Last fall, the government reported sluggish gains in math in a companion series of federal tests. Taken together, the reading and math results are likely to be seized on by would-be reformers as evidence that a new approach should be taken. But what that should be remains an open question.

“Today’s results once again show that the achievement of American students isn’t growing fast enough,” Education Secretary Arne Duncan said in a statement. “The reading scores demonstrate that students aren’t making the progress necessary to compete in the global economy. We shouldn’t be satisfied with these results. By this and many other measures, our students aren’t on a path to graduate high school ready to succeed in college and the workplace.”

President Obama wants to raise standards and give educators more freedom to innovate, without abolishing the premise of No Child Left Behind that students should be tested every year and schools held accountable for failure. Teachers unions, critical of Obama’s plan, say educators should be given far more funding and other help to lift the performance of struggling students. Talks are underway in Congress on a rewrite of the law.

In reading as in math, D.C. public schools were a bright spot in the 2009 scores. The reading report did not give separate results for public charter schools and for the D.C. school system under Chancellor Michelle A. Rhee. That breakdown will come in the next several weeks in an analysis of urban education trends. But the overall D.C. reading scores showed a surge in fourth grade, to 202 last year from 197 in 2007. Nationally, the public average remained 220 on the 500-point scale. Virginia’s score was unchanged at 227. Maryland’s was 226 in 2009, compared with 225 in 2007, but the change was not statistically significant.

D.C. test scores have been trending upward for some time, but achievement in the city’s schools remains far below the high marks of the surrounding suburbs.

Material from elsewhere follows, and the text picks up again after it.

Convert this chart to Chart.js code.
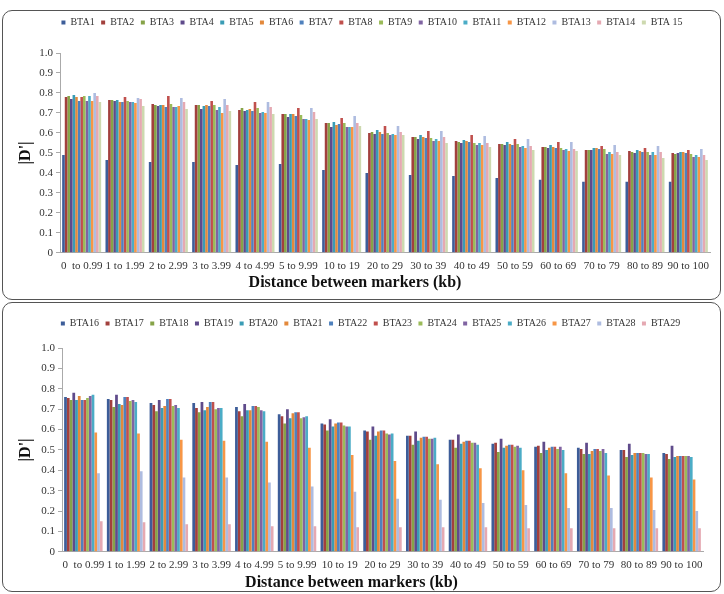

Rhee was appointed in 2007 by Mayor Adrian M. Fenty (D) to shake up a school system long regarded among the nation’s worst. But some of the city’s academic advances began under her predecessor. In a telephone interview, she attributed some of the District’s recent gains to the creation of a two-hour “literacy block” in all elementary schools. That amounts to two hours every school day of uninterrupted focus on reading. In some cases, art, music and physical education teachers with free time come into classrooms to work with small groups of children. Rhee says the District’s focus on written responses in preparation for the city’s own standardized tests helped develop higher-order comprehension skills.

“We’re very heartened by this,” Rhee said. “It’s hard to discount the fact that D.C. has never seen gains like this before relative to other jurisdictions.”

In eighth grade, there were no statistically significant changes over two years in the District, Maryland or Virginia.

The report showed that fourth- and eighth-grade scores were well short of levels the government deems proficient. The national averages remained in the basic range, meaning that students showed only partial mastery of the knowledge and skills fundamental to reaching proficiency each grade.

The 2009 reading report was scheduled to be made public at 10 a.m. Wednesday at http://www.nationsreportcard.gov. The tests were given early last year to 178,800 fourth-graders and 160,900 eighth-graders. The 2009 version included poetry in the fourth grade for the first time, among other adjustments for reading comprehension, but officials said the scores were comparable.

Kentucky officials said they were thrilled with results that showed a 4-point gain in fourth grade over two years and a 5-point gain in eighth grade. No other state could boast definitive gains in both grades. But Kentucky appears to have no especially unusual program for reading that others lack. “It’s our teachers,” said state Department of Education spokeswoman Lisa Gross. “They are so determined to make sure that every kid has the kind of reading skills kids need at a particular grade level. They have put a laser-like focus on reading.”